I am losing my audience. Mole people? Jesus. They are backing away from me slowly. They are looking very, very sorry that they asked. And what I should do, I know, is let them go. I should shrug and give a tilted little half-smile and leave it at that. Fucking writers. What a bunch of lunatics.

But deep embarrassment is only one of many emotions racking my nerves at this moment. And embarrassment is being over-ridden by EARNESTNESS. Suddenly I am overcome with desire to win these people over. I am a writer. A good one, even! I have some really great ideas! My books are going to be pretty good, if I ever get around to finishing them! I need to prove that there's more to me than just magic and mole people. I can be more sophisticated than that.

I try to save myself. I’m groping for something that will satisfy these people and return their facial expressions to normal. Something that will ease their minds about the fact that they are going to sleep with me in a one-room cabin tonight and that I could possibly be an axe-murderer.
So I switch tactics completely, abandon my YA novel, and start blabbering on about my other novel--a monster of literary fiction that I have been working on since 2002 and of which I have never completed even a single draft--as if that would be any better, any more comprehensible.

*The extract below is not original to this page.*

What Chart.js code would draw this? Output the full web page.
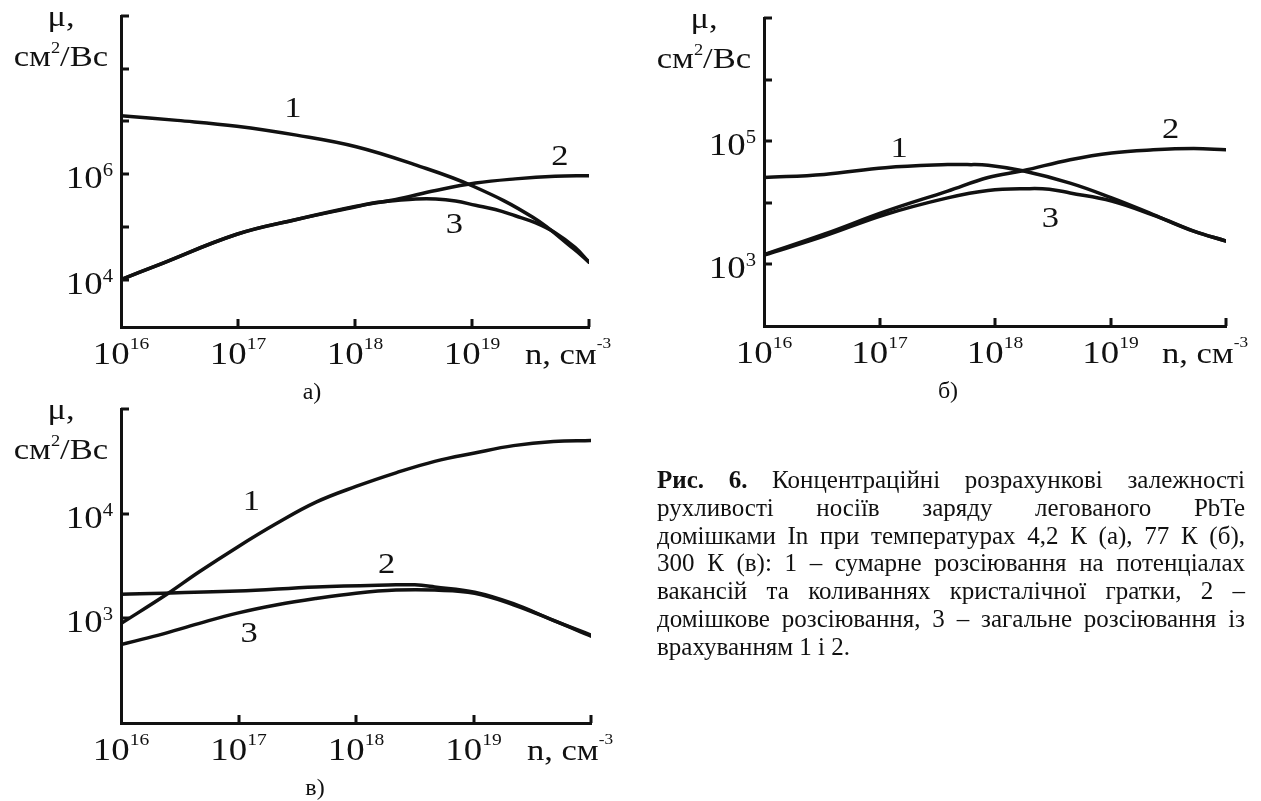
<!DOCTYPE html>
<html>
<head>
<meta charset="utf-8">
<script src="https://cdn.jsdelivr.net/npm/chart.js@4.4.1/dist/chart.umd.min.js"></script>
<style>
html,body{margin:0;padding:0;background:#fff;}
body{width:1261px;height:801px;position:relative;overflow:hidden;}
canvas{position:absolute;left:0;top:0;}
#caption{position:absolute;left:657px;top:466px;width:588px;font-family:"Liberation Serif","Times New Roman",serif;font-size:25px;line-height:27.8px;color:#111;}
#caption .l{text-align:justify;text-align-last:justify;}
#caption .last{text-align:left;}
</style>
</head>
<body>
<canvas id="cA" width="1261" height="801"></canvas>
<canvas id="cB" width="1261" height="801"></canvas>
<canvas id="cC" width="1261" height="801"></canvas>
<div id="caption">
<div class="l"><b>Рис. 6.</b> Концентраційні розрахункові залежності</div>
<div class="l">рухливості носіїв заряду легованого PbTe</div>
<div class="l">домішками In при температурах 4,2 К (а), 77 К (б),</div>
<div class="l">300 К (в): 1 – сумарне розсіювання на потенціалах</div>
<div class="l">вакансій та коливаннях кристалічної гратки, 2 –</div>
<div class="l">домішкове розсіювання, 3 – загальне розсіювання із</div>
<div class="last">врахуванням 1 і 2.</div>
</div>
<script>
// ---------- DATA (log10 values) ----------
// x: log10 n (cm^-3), y: log10 mu (cm^2/Vs)
// Panel а) 4.2 K
const nA1  = [16.0, 16.48, 16.99, 17.50, 18.01, 18.51, 19.01, 19.52, 19.87, 20.0];
const muA1 = [7.11, 7.02, 6.91, 6.74, 6.52, 6.18, 5.77, 5.18, 4.58, 4.33];
const nA2  = [16.0, 16.31, 16.99, 17.50, 18.01, 18.35, 18.69, 19.03, 19.37, 19.71, 20.0];
const muA2 = [4.0, 4.27, 4.86, 5.14, 5.39, 5.52, 5.69, 5.83, 5.91, 5.96, 5.97];
const nA3  = [16.0, 16.31, 16.99, 17.50, 18.01, 18.18, 18.35, 18.52, 18.69, 18.86, 19.03, 19.20, 19.37, 19.54, 19.71, 19.88, 20.0];
const muA3 = [4.0, 4.27, 4.86, 5.14, 5.38, 5.46, 5.50, 5.53, 5.53, 5.49, 5.41, 5.33, 5.21, 5.08, 4.89, 4.61, 4.33];
// Panel б) 77 K
const nB1  = [16.0, 16.52, 17.05, 17.59, 17.76, 17.94, 18.24, 18.65, 19.01, 19.37, 19.72, 20.0];
const muB1 = [4.41, 4.46, 4.57, 4.62, 4.62, 4.61, 4.52, 4.32, 4.08, 3.81, 3.54, 3.38];
const nB2  = [16.0, 16.52, 17.05, 17.59, 17.94, 18.24, 18.65, 19.01, 19.37, 19.72, 20.0];
const muB2 = [3.16, 3.49, 3.86, 4.19, 4.41, 4.52, 4.70, 4.81, 4.86, 4.88, 4.86];
const nB3  = [16.0, 16.52, 17.05, 17.59, 17.94, 18.30, 18.47, 18.65, 19.01, 19.37, 19.72, 20.0];
const muB3 = [3.15, 3.46, 3.81, 4.08, 4.20, 4.23, 4.22, 4.16, 4.03, 3.80, 3.54, 3.38];
// Panel в) 300 K
const nC1  = [16.0, 16.39, 16.66, 16.99, 17.33, 17.66, 18.0, 18.34, 18.67, 19.01, 19.34, 19.68, 20.0];
const muC1 = [2.95, 3.23, 3.44, 3.68, 3.91, 4.11, 4.26, 4.39, 4.50, 4.58, 4.65, 4.69, 4.70];
const nC2  = [16.0, 16.99, 17.66, 18.34, 18.50, 18.67, 19.01, 19.34, 19.68, 20.0];
const muC2 = [3.23, 3.26, 3.30, 3.32, 3.32, 3.30, 3.25, 3.14, 2.98, 2.84];
const nC3  = [16.0, 16.32, 16.66, 16.99, 17.33, 17.66, 18.0, 18.34, 18.67, 19.01, 19.34, 19.68, 20.0];
const muC3 = [2.75, 2.84, 2.95, 3.05, 3.13, 3.19, 3.24, 3.27, 3.27, 3.24, 3.13, 2.98, 2.83];

// tick values (decades) and labelled exponents
const xTickExp   = [16, 17, 18, 19, 20];
const xLabelExp  = ['16', '17', '18', '19'];
const yTickExpA  = [4, 5, 6, 7, 8, 9];
const yLabelExpA = ['4', '6'];
const yTickExpB  = [3, 4, 5, 6, 7];
const yLabelExpB = ['3', '5'];
const yTickExpC  = [3, 4, 5];
const yLabelExpC = ['3', '4'];
// curve number labels: [text, log n, log mu]
const numsA = [['1', 17.47, 7.27], ['2', 19.75, 6.36], ['3', 18.85, 5.07]];
const numsB = [['1', 17.17, 4.91], ['2', 19.52, 5.21], ['3', 18.48, 3.77]];
const numsC = [['1', 17.11, 4.13], ['2', 18.26, 3.53], ['3', 17.09, 2.87]];
const panelTitles = ['а)', 'б)', 'в)'];

// ---------- STYLE / LAYOUT ----------
const INK = '#111';
const FONT = '"Liberation Serif","Times New Roman",serif';
const SX = 1.15;
const W = 1261, H = 801;

function runs(ctx, parts, x, y, align) {
  // parts: [text, size, raise]
  const widths = parts.map(p => { ctx.font = p[1] + 'px ' + FONT; return ctx.measureText(p[0]).width * SX; });
  const w = widths.reduce((s, v) => s + v, 0);
  let cx = align === 'center' ? x - w / 2 : align === 'right' ? x - w : x;
  parts.forEach((p, i) => {
    ctx.save();
    ctx.font = p[1] + 'px ' + FONT;
    ctx.textAlign = 'left'; ctx.textBaseline = 'alphabetic';
    ctx.translate(cx, y - (p[2] || 0));
    ctx.scale(SX, 1);
    ctx.fillText(p[0], 0, 0);
    ctx.restore();
    cx += widths[i];
  });
}

const decor = {
  id: 'decor',
  afterDraw(chart, args, o) {
    const ctx = chart.ctx, a = chart.chartArea;
    const xs = chart.scales.x, ys = chart.scales.y;
    ctx.save();
    ctx.strokeStyle = INK; ctx.fillStyle = INK; ctx.lineWidth = 3; ctx.lineCap = 'butt';
    const T = 8;
    o.yTicks.forEach(e => {
      const py = Math.round(ys.getPixelForValue(Math.pow(10, e)));
      ctx.beginPath(); ctx.moveTo(a.left, py); ctx.lineTo(a.left + T, py); ctx.stroke();
    });
    o.xTicks.forEach(e => {
      if (e === o.xTicks[0]) return;
      const px = Math.round(xs.getPixelForValue(Math.pow(10, e)));
      ctx.beginPath(); ctx.moveTo(px, a.bottom); ctx.lineTo(px, a.bottom - T); ctx.stroke();
    });
    o.yLabels.forEach(e => {
      const py = ys.getPixelForValue(Math.pow(10, +e));
      runs(ctx, [['10', 32, 0], [e, 18, 12]], a.left - 8, py + 14, 'right');
    });
    o.xLabels.forEach(e => {
      const px = xs.getPixelForValue(Math.pow(10, +e));
      runs(ctx, [['10', 32, 0], [e, 17, 15]], px, a.bottom + 37, 'center');
    });
    runs(ctx, [['n, см', 30, 0], ['-3', 15, 16]], a.right - 64, a.bottom + 37, 'left');
    runs(ctx, [['μ,', 30, 0]], a.left - 60, a.top + 10, 'center');
    runs(ctx, [['см', 30, 0], ['2', 16, 13], ['/Вс', 30, 0]], a.left - 13, a.top + 50, 'right');
    o.nums.forEach(n => {
      const px = xs.getPixelForValue(Math.pow(10, n[1]));
      const py = ys.getPixelForValue(Math.pow(10, n[2]));
      runs(ctx, [[n[0], 30, 0]], px, py + 10, 'center');
    });
    ctx.font = '24px ' + FONT; ctx.textAlign = 'center'; ctx.textBaseline = 'alphabetic';
    ctx.fillText(o.title, o.titleX, a.bottom + 72);
    ctx.restore();
  }
};

function makeChart(id, area, yMin, yMax, curves, yTicks, yLabels, nums, title, titleX) {
  const datasets = curves.map(c => ({
    data: c[0].map((v, i) => ({ x: Math.pow(10, v), y: Math.pow(10, c[1][i]) })),
    borderColor: INK, borderWidth: 3.5, pointRadius: 0, fill: false,
    tension: 0.4, borderCapStyle: 'round', borderJoinStyle: 'round'
  }));
  const fitY = s => { s.width = 0; };
  const fitX = s => { s.height = 0; };
  return new Chart(document.getElementById(id), {
    type: 'line',
    data: { datasets },
    options: {
      responsive: false, animation: false, devicePixelRatio: 1,
      layout: { padding: { left: area[0], top: area[1], right: W - area[2], bottom: H - area[3] } },
      plugins: {
        legend: { display: false }, tooltip: { enabled: false },
        decor: { yTicks, yLabels, xTicks: xTickExp, xLabels: xLabelExp, nums, title, titleX }
      },
      scales: {
        x: { type: 'logarithmic', min: 1e16, max: 1e20, afterFit: fitX,
             ticks: { display: false }, grid: { display: false },
             border: { display: true, color: INK, width: 3 } },
        y: { type: 'logarithmic', min: yMin, max: yMax, afterFit: fitY,
             ticks: { display: false }, grid: { display: false },
             border: { display: true, color: INK, width: 3 } }
      }
    },
    plugins: [decor]
  });
}

makeChart('cA', [121, 16, 589, 327], Math.pow(10, 3.1), 1e9,
  [[nA1, muA1], [nA2, muA2], [nA3, muA3]], yTickExpA, yLabelExpA, numsA, panelTitles[0], 312);
makeChart('cB', [764, 18, 1226, 326], 1e2, 1e7,
  [[nB1, muB1], [nB2, muB2], [nB3, muB3]], yTickExpB, yLabelExpB, numsB, panelTitles[1], 948);
makeChart('cC', [121, 409, 591, 723], 1e2, 1e5,
  [[nC1, muC1], [nC2, muC2], [nC3, muC3]], yTickExpC, yLabelExpC, numsC, panelTitles[2], 315);
</script>
</body>
</html>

“AUTO-EROTIC ASPHYXIATION! I like to write about smoking cigarettes! There is probably incest, but I’m not decided as to whether or not it’s consumated!" I shout these things out like a game show contestant until the shame, the SHAME forces me to just shut my freaking mouth. And people are too stunned, too horrified to even look grateful that I have finally stopped talking.

At which point I usually shrink and fade and curl up into the very smallest version of myself and mumble something like “…anyway, um…I’m not very good at describing it?” and take the first opportunity to run away and DIE.

So please, please, PLEASE. Spare us both any further humiliation.